Titled Ayn Al Qalb, this collection illustrates works seen through the eyes of the heart, rather than rationalised through the mind. A series of prints titled An Artist of the Floating World are renderings of the heart as an organ, within which she has implanted her dreamscapes. Technically, using the cut-and-paste process, Hussain has constructed a collage/photomontage within a stencilled heart image and then made Xerox copies of the compositions. By spray-painting the background in solid black, she has been able to project the organ as a window into a private world of heartfelt moments. Culled from memories, the compositions are intensely personal and need to be seen as contemplative paintings. They nudge a viewing public attuned to enjoying surface delights to look within themselves and respond to the imagery with individual interpretations.
Other chromatically vibrant mix media paintings also portray the heart as the epicentre of human existence. In ‘A Sort of Homecoming’ and ‘Island of the Dead Revisited,’ the fleshy heart appears as a potent life-sustaining entity. A clever twist here is the ironic use of the physical to invoke the metaphysical. Incongruous juxtapositions of the bare body and its organic appendages are skillfully manipulated to build arcane scenes.
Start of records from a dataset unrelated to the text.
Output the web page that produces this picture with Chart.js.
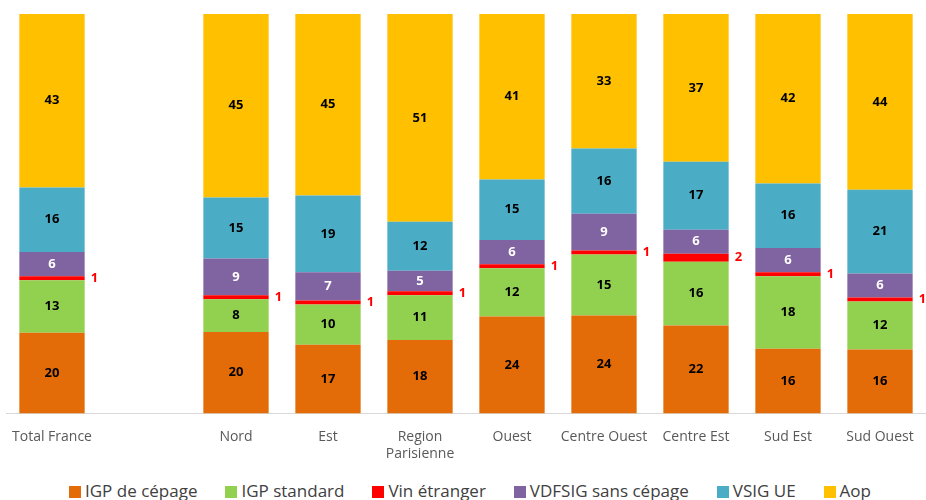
<!DOCTYPE html>
<html>
<head>
<meta charset="utf-8">
<script src="https://cdn.jsdelivr.net/npm/chart.js@4/dist/chart.umd.min.js"></script>
<style>
    html, body { margin: 0; padding: 0; background: #ffffff; }
    #wrap { position: relative; width: 926px; height: 500px; overflow: hidden; }
    #box { position: absolute; left: 0; top: 0; width: 926px; height: 470px; }
    #legend {
        position: absolute; left: 7px; top: 479px; width: 926px; text-align: center;
        font-family: 'Open Sans', sans-serif;
        font-size: 17px; line-height: 23px; color: #404040; white-space: nowrap;
    }
    #legend span.item { margin: 0 14px; }
    #legend span.sw {
        display: inline-block; width: 12px; height: 12px; margin-right: 4px;
        vertical-align: -1px;
    }
</style>
</head>
<body>
<div id="wrap">
    <div id="box"><canvas id="regionChart"></canvas></div>
    <div id="legend"></div>
</div>
<script>
var regions = ['Total France', '', 'Nord', 'Est', ['Region', 'Parisienne'], 'Ouest',
               'Centre Ouest', 'Centre Est', 'Sud Est', 'Sud Ouest'];

var igpCepage   = [20, null, 20, 17, 18, 24, 24, 22, 16, 16];
var igpStandard = [13, null,  8, 10, 11, 12, 15, 16, 18, 12];
var vinEtranger = [ 1, null,  1,  1,  1,  1,  1,  2,  1,  1];
var vdfsig      = [ 6, null,  9,  7,  5,  6,  9,  6,  6,  6];
var vsigUe      = [16, null, 15, 19, 12, 15, 16, 17, 16, 21];
var aop         = [43, null, 45, 45, 51, 41, 33, 37, 42, 44];

var series = [
    { label: 'IGP de cépage',      values: igpCepage,   color: '#E36C09', text: '#000000' },
    { label: 'IGP standard',       values: igpStandard, color: '#92D050', text: '#000000' },
    { label: 'Vin étranger',       values: vinEtranger, color: '#FF0000', text: '#FF0000', outside: true },
    { label: 'VDFSIG sans cépage', values: vdfsig,      color: '#8064A2', text: '#FFFFFF' },
    { label: 'VSIG UE',            values: vsigUe,      color: '#4BACC6', text: '#000000' },
    { label: 'Aop',                values: aop,         color: '#FFC000', text: '#000000' }
];

// 100% stacked: each column scaled to its own total
var totals = regions.map(function (r, i) {
    var t = 0;
    series.forEach(function (s) { t += s.values[i] || 0; });
    return t;
});

var datasets = series.map(function (s) {
    return {
        label: s.label,
        raw: s.values,
        textColor: s.text,
        outside: !!s.outside,
        data: s.values.map(function (v, i) { return v == null ? null : v / totals[i] * 100; }),
        backgroundColor: s.color,
        borderWidth: 0,
        barPercentage: 0.71,
        categoryPercentage: 1
    };
});

var valueLabels = {
    id: 'valueLabels',
    afterDatasetsDraw: function (chart) {
        var ctx = chart.ctx;
        ctx.save();
        ctx.textBaseline = 'middle';
        chart.data.datasets.forEach(function (ds, di) {
            chart.getDatasetMeta(di).data.forEach(function (bar, i) {
                var v = ds.raw[i];
                if (v == null) return;
                var y = (bar.y + bar.base) / 2;
                ctx.fillStyle = ds.textColor;
                ctx.font = 'bold 13px "Open Sans", sans-serif';
                if (ds.outside) {
                    ctx.textAlign = 'left';
                    ctx.fillText(v, bar.x + bar.width / 2 + 6, y);
                } else {
                    ctx.textAlign = 'center';
                    ctx.fillText(v, bar.x, y);
                }
            });
        });
        ctx.restore();
    }
};

new Chart(document.getElementById('regionChart'), {
    type: 'bar',
    data: { labels: regions, datasets: datasets },
    plugins: [valueLabels],
    options: {
        responsive: true,
        maintainAspectRatio: false,
        animation: false,
        layout: { padding: { top: 14, left: 6, right: 0, bottom: 0 } },
        plugins: {
            legend:  { display: false },
            tooltip: { enabled: false }
        },
        scales: {
            x: {
                stacked: true,
                grid: { display: false },
                border: { display: true, color: '#D9D9D9', width: 1 },
                ticks: {
                    color: '#595959',
                    font: { family: 'Open Sans, sans-serif', size: 14 },
                    padding: 7.5,
                    maxRotation: 0,
                    autoSkip: false
                }
            },
            y: {
                stacked: true,
                display: false,
                min: 0,
                max: 100
            }
        }
    }
});

// legend drawn as html under the plot
var legendEl = document.getElementById('legend');
series.forEach(function (s) {
    var item = document.createElement('span');
    item.className = 'item';
    item.innerHTML = '<span class="sw" style="background:' + s.color + '"></span>' + s.label;
    legendEl.appendChild(item);
});
</script>
</body>
</html>
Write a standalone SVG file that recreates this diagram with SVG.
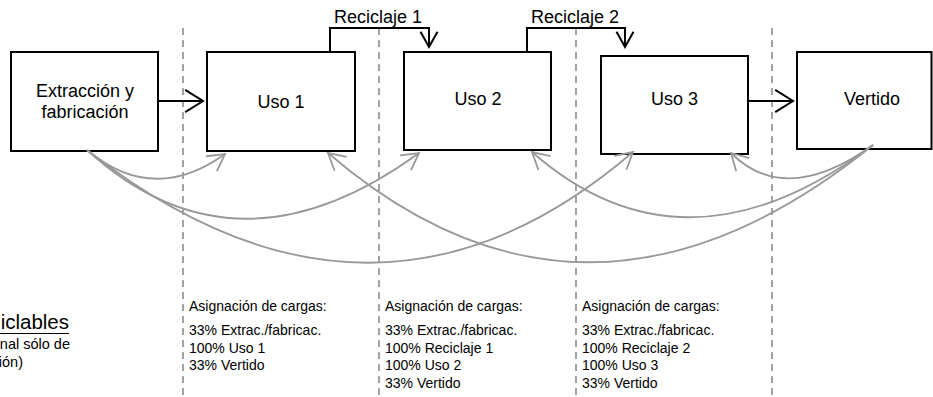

This category of art also conforms to the Symbolist manifesto. The Symbolist painters mined mythology and dream imagery for a visual language of the soul, seeking evocative paintings that brought to mind a static world of silence. Symbolism does not use the familiar emblems of mainstream iconography but deeply personal, private, obscure and ambiguous references. Carrying vestiges of everyday life yet far removed from it, Sheherbano constructs vignettes of an unreal, almost supernatural world, which can stimulate the imagination of the viewer as a manifestation of the subconscious mind. Although some of the paintings may suggest a sense of loneliness, aggravated by isolation and prompted by anxiety that can be read in the dark empty spaces, divided self (body), hands reaching out for contact and mute flocks of sheep, such mystifying expressions reaffirm man’s forbidden love for the unknown and his ceaseless efforts for self-realisation.